:: Aim of the exercise ::
The lines to extract run from the first line of the material below to the line containing "1.8, 1.9, 2.0, 2.1, 2.2, 2.3, 2.4, 2.5, 2.6, 2.7];", both included; leave the pictures behind.

:: Information provided ::
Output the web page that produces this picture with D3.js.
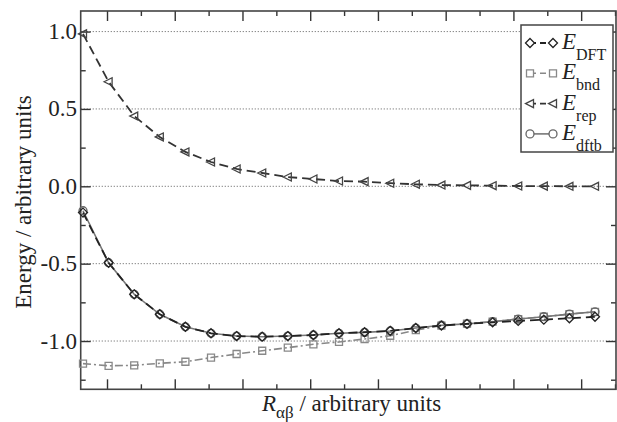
<!DOCTYPE html>
<html>
<head>
<meta charset="utf-8">
<style>
  body { margin: 0; background: #fff; }
  text { font-family: "Liberation Serif", "DejaVu Serif", serif; fill: #222; }
</style>
</head>
<body>
<div id="chart"></div>
<script src="https://cdn.jsdelivr.net/npm/d3@7"></script>
<script>
var W = 617, H = 422;

// bond length (angstrom), 21 points
var R = [0.7, 0.8, 0.9, 1.0, 1.1, 1.2, 1.3, 1.4, 1.5, 1.6, 1.7,
         1.8, 1.9, 2.0, 2.1, 2.2, 2.3, 2.4, 2.5, 2.6, 2.7];

var eDFT  = [-0.170, -0.494, -0.698, -0.827, -0.908, -0.950, -0.968, -0.972, -0.968, -0.961, -0.950,
             -0.943, -0.934, -0.916, -0.900, -0.889, -0.879, -0.870, -0.862, -0.853, -0.843];
var eBnd  = [-1.146, -1.160, -1.157, -1.144, -1.134, -1.107, -1.084, -1.063, -1.043, -1.021, -1.006,
             -0.987, -0.966, -0.930, -0.900, -0.888, -0.874, -0.858, -0.843, -0.826, -0.811];
var eRep  = [0.985, 0.676, 0.454, 0.319, 0.222, 0.157, 0.112, 0.086, 0.060, 0.047, 0.034,
             0.030, 0.020, 0.013, 0.008, 0.006, 0.004, 0.002, 0.001, 0.000, 0.000];
var eDftb = [-0.158, -0.494, -0.698, -0.827, -0.908, -0.950, -0.968, -0.972, -0.968, -0.961, -0.950,
             -0.944, -0.935, -0.916, -0.898, -0.889, -0.875, -0.858, -0.843, -0.826, -0.811];

var yTicks = [1.0, 0.5, 0.0, -0.5, -1.0];
var yMinor = [0.75, 0.25, -0.25, -0.75, -1.25];
var bohr = 0.529177;
// x ticks every 0.25 bohr, majors every 0.5 bohr
var xTicksBohr = [1.5, 1.75, 2.0, 2.25, 2.5, 2.75, 3.0, 3.25, 3.5, 3.75, 4.0, 4.25, 4.5, 4.75, 5.0, 5.25];

var pL = 80.7, pR = 616, pT = 11, pB = 389.3;

var svg = d3.select("#chart").append("svg").attr("width", W).attr("height", H);

var x = d3.scaleLinear().domain([0.691, 2.782]).range([pL, pR]);
var y = d3.scaleLinear().domain([-1.312, 1.133]).range([pB, pT]);

// dotted grid
svg.selectAll("line.grid").data(yTicks).enter().append("line")
     .attr("class", "grid")
     .attr("x1", pL).attr("x2", pR)
     .attr("y1", function (d) { return y(d); })
     .attr("y2", function (d) { return y(d); })
     .attr("stroke", "#777").attr("stroke-width", 1)
     .attr("stroke-dasharray", "1.2,1.8");

// axes: inward ticks on all four sides
var xMajor = xTicksBohr.filter(function (d) { return d % 0.5 === 0; }).map(function (d) { return d * bohr; });
var xMin = xTicksBohr.filter(function (d) { return d % 0.5 !== 0; }).map(function (d) { return d * bohr; });

function addAxis(axisFn, scale, vals, size, tr) {
     var g = svg.append("g").attr("transform", tr)
          .call(axisFn(scale).tickValues(vals).tickSizeInner(size).tickSizeOuter(0).tickFormat(""));
     g.select(".domain").remove();
     g.selectAll(".tick line").attr("stroke", "#333").attr("stroke-width", 1.4);
     return g;
}
addAxis(d3.axisBottom, x, xMajor, -10, "translate(0," + pB + ")");
addAxis(d3.axisBottom, x, xMin, -5, "translate(0," + pB + ")");
addAxis(d3.axisTop, x, xMajor, -10, "translate(0," + pT + ")");
addAxis(d3.axisTop, x, xMin, -5, "translate(0," + pT + ")");
addAxis(d3.axisLeft, y, yTicks, -10, "translate(" + pL + ",0)");
addAxis(d3.axisLeft, y, yMinor, -5, "translate(" + pL + ",0)");
addAxis(d3.axisRight, y, yTicks, -10, "translate(" + pR + ",0)");
addAxis(d3.axisRight, y, yMinor, -5, "translate(" + pR + ",0)");

// frame
svg.append("rect").attr("x", pL).attr("y", pT)
     .attr("width", pR - pL).attr("height", pB - pT)
     .attr("fill", "none").attr("stroke", "#444").attr("stroke-width", 1.6);

// y tick labels
svg.selectAll("text.ylab").data(yTicks).enter().append("text")
     .attr("class", "ylab")
     .attr("x", 77).attr("y", function (d) { return y(d) + 7.5; })
     .attr("text-anchor", "end").attr("font-size", 23)
     .text(function (d) { return d3.format(".1f")(d).replace("\u2212", "-"); });

// series
var series = [
     { name: "rep", vals: eRep, color: "#333", dash: "9,5", width: 1.8, marker: "tri", mstroke: "#444" },
     { name: "bnd", vals: eBnd, color: "#888", dash: "8,3,2,3", width: 1.6, marker: "sq", mstroke: "#888" },
     { name: "dftb", vals: eDftb, color: "#777", dash: null, width: 1.6, marker: "circ", mstroke: "#666" },
     { name: "DFT", vals: eDFT, color: "#222", dash: "9,5", width: 1.8, marker: "dia", mstroke: "#222" }
];

var line = d3.line().x(function (d) { return x(d[0]); }).y(function (d) { return y(d[1]); });

series.forEach(function (s) {
     svg.append("path")
          .datum(R.map(function (r, i) { return [r, s.vals[i]]; }))
          .attr("d", line)
          .attr("fill", "none").attr("stroke", s.color).attr("stroke-width", s.width)
          .attr("stroke-dasharray", s.dash);
});

function markerPath(type) {
     if (type === "tri") return "M-4.5,0L3.5,-4L3.5,4Z";
     if (type === "sq") return "M-3.5,-3.5H3.5V3.5H-3.5Z";
     if (type === "dia") return "M0,-4.5L4.5,0L0,4.5L-4.5,0Z";
     return d3.symbol().type(d3.symbolCircle).size(50)();
}

series.forEach(function (s) {
     svg.append("g").selectAll("path")
          .data(R.map(function (r, i) { return [r, s.vals[i]]; }))
          .enter().append("path")
          .attr("d", markerPath(s.marker))
          .attr("transform", function (d) { return "translate(" + x(d[0]) + "," + y(d[1]) + ")"; })
          .attr("fill", "none").attr("stroke", s.mstroke).attr("stroke-width", 1.3);
});

// legend
var legend = svg.append("g");
legend.append("rect").attr("x", 521).attr("y", 25).attr("width", 92).attr("height", 127)
     .attr("fill", "#fff").attr("stroke", "#444").attr("stroke-width", 1.5);

var legendItems = [
     { s: series[3], sub: "DFT" },
     { s: series[1], sub: "bnd" },
     { s: series[0], sub: "rep" },
     { s: series[2], sub: "dftb" }
];
legendItems.forEach(function (it, i) {
     var ly = 43 + i * 30.3;
     legend.append("line").attr("x1", 530).attr("x2", 553).attr("y1", ly).attr("y2", ly)
          .attr("stroke", it.s.color).attr("stroke-width", it.s.width)
          .attr("stroke-dasharray", it.s.dash ? "6,4" : null);
     [530, 553].forEach(function (mx) {
          legend.append("path").attr("d", markerPath(it.s.marker))
               .attr("transform", "translate(" + mx + "," + ly + ")")
               .attr("fill", "#fff").attr("stroke", it.s.mstroke).attr("stroke-width", 1.3);
     });
     var t = legend.append("text").attr("x", 562).attr("y", ly + 6).attr("font-size", 23);
     t.append("tspan").attr("font-style", "italic").text("E");
     t.append("tspan").attr("font-size", 16).attr("dy", 11).text(it.sub);
});

// axis titles
var xt = svg.append("text").attr("x", 262).attr("y", 411).attr("font-size", 23);
xt.append("tspan").attr("font-style", "italic").text("R");
xt.append("tspan").attr("font-size", 17).attr("dy", 7).text("\u03b1\u03b2");
xt.append("tspan").attr("dy", -7).text(" / arbitrary units");

svg.append("text")
     .attr("transform", "translate(31,202) rotate(-90)")
     .attr("text-anchor", "middle").attr("font-size", 23)
     .text("Energy / arbitrary units");
</script>
</body>
</html>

:: Exercise result ::
Output the web page that produces this picture with D3.js.
<!DOCTYPE html>
<html>
<head>
<meta charset="utf-8">
<style>
  body { margin: 0; background: #fff; }
  text { font-family: "Liberation Serif", "DejaVu Serif", serif; fill: #222; }
</style>
</head>
<body>
<div id="chart"></div>
<script src="https://cdn.jsdelivr.net/npm/d3@7"></script>
<script>
var W = 617, H = 422;

// bond length (angstrom), 21 points
var R = [0.7, 0.8, 0.9, 1.0, 1.1, 1.2, 1.3, 1.4, 1.5, 1.6, 1.7,
         1.8, 1.9, 2.0, 2.1, 2.2, 2.3, 2.4, 2.5, 2.6, 2.7];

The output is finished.